Women in the Castell Project's Build and Elevate Programs
Women in the Castell Project's Build and Elevate Programs

So you can recognize them and find resources from Castell or elsewhere, here are the five elements:

  1. Executive presence: women who present themselves as leaders gain opportunity. A leader identity, political savvy, and exercising power with grace build on differentiated skills for women. They include how to “take a seat at the table,” how to “own the room,” using body language to project confidence, and developing a personal brand as a female leader.

  2. Negotiation: women who play to their strengths as negotiators can get better results than men. Unfortunately, women who negotiate like most men are often called the “b-word.” That makes it hard to master negotiation in a mixed setting. Women must discover a different approach to be confident and effective in negotiations. We negotiate all the time in our conversations with team members, clients and bosses, spouses or significant others, and our children. And, as we advance our careers we carry on more complex negotiations. Negotiating well as women brings value to our partnerships in both family and business.

  3. Advocates: women who develop strategic relationships create career progression. Learning to recognize our advocates, asking for mentorship from the right people at the right time in the right way, and expressing appreciation are part and parcel of career advancement but not a skill that women always learn organically. Advocating for others both above and below us on the career ladder is also key to building support for advancement. Those relationships are less likely to develop for women during a round of golf or a night of drinking. So, we curate them in other ways.

  4. Network: women who rise are supported by a professional resource network and a trusted inner circle. For years, women didn’t bring other women into their networks for fear of competition for the few places allotted to women. That has changed dramatically. Relationships with other women who are also excited to be growing in leadership give us advisors, supporters, and friends.

  5. Career planning: Women (and men) who plan strategically move up in organizations. But women navigate different cultural challenges around career planning. For instance, women navigate a common assumption that their career will lag to care for children while men are navigating the assumption that they will accelerate their career in order to support their children. Both are wild generalizations, but they impact our opportunities unless we deliberately manage our careers.
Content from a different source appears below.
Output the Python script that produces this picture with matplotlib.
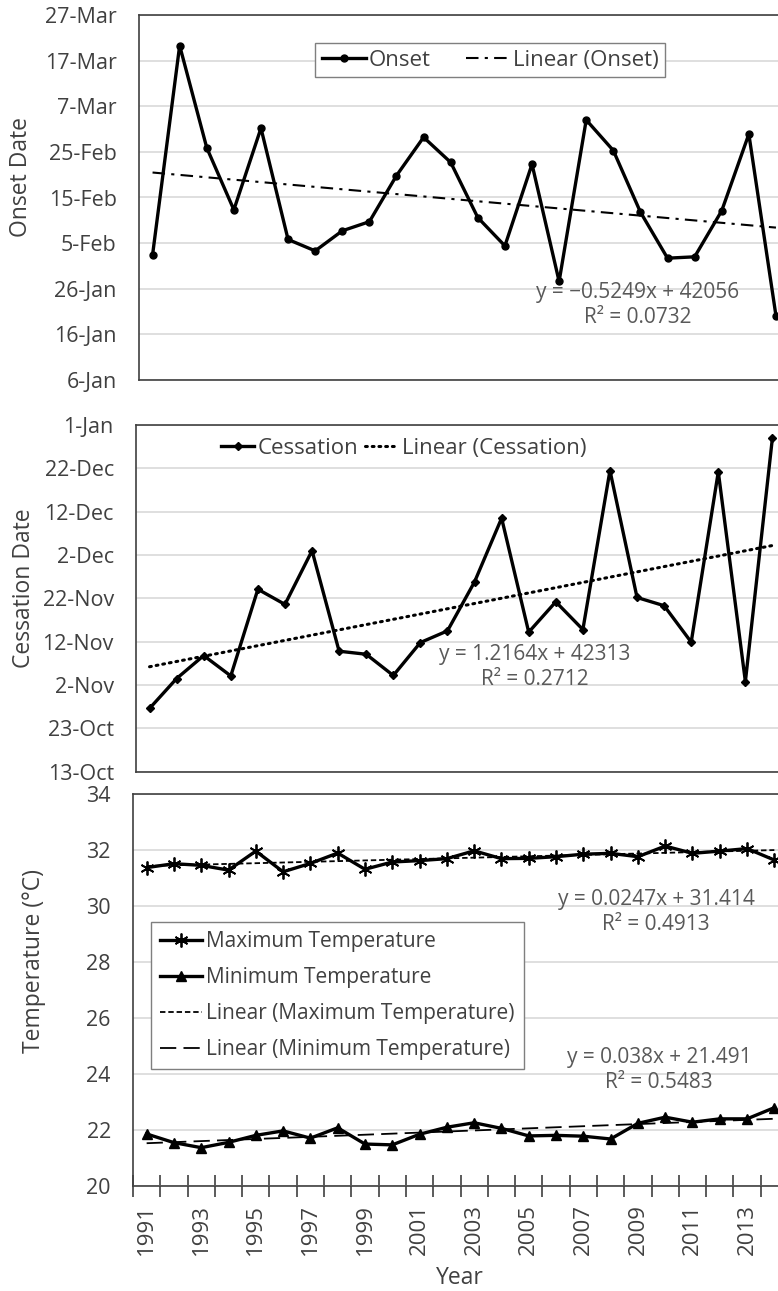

Quote from Peggy Berg, Castell Project

Thirty-six fabulous, talented and high-energy women just launched their year of development with Castell’s BUILD and ELEVATE programs. Over the last few weeks, they’ve taken assessments, attended a 3-day practicum in Atlanta, and are moving into Castell’s custom executive coaching program and developmental virtual workshops. We are excited about their futures – and about hosting the next cohort of women for BUILD and ELEVATE in 2022.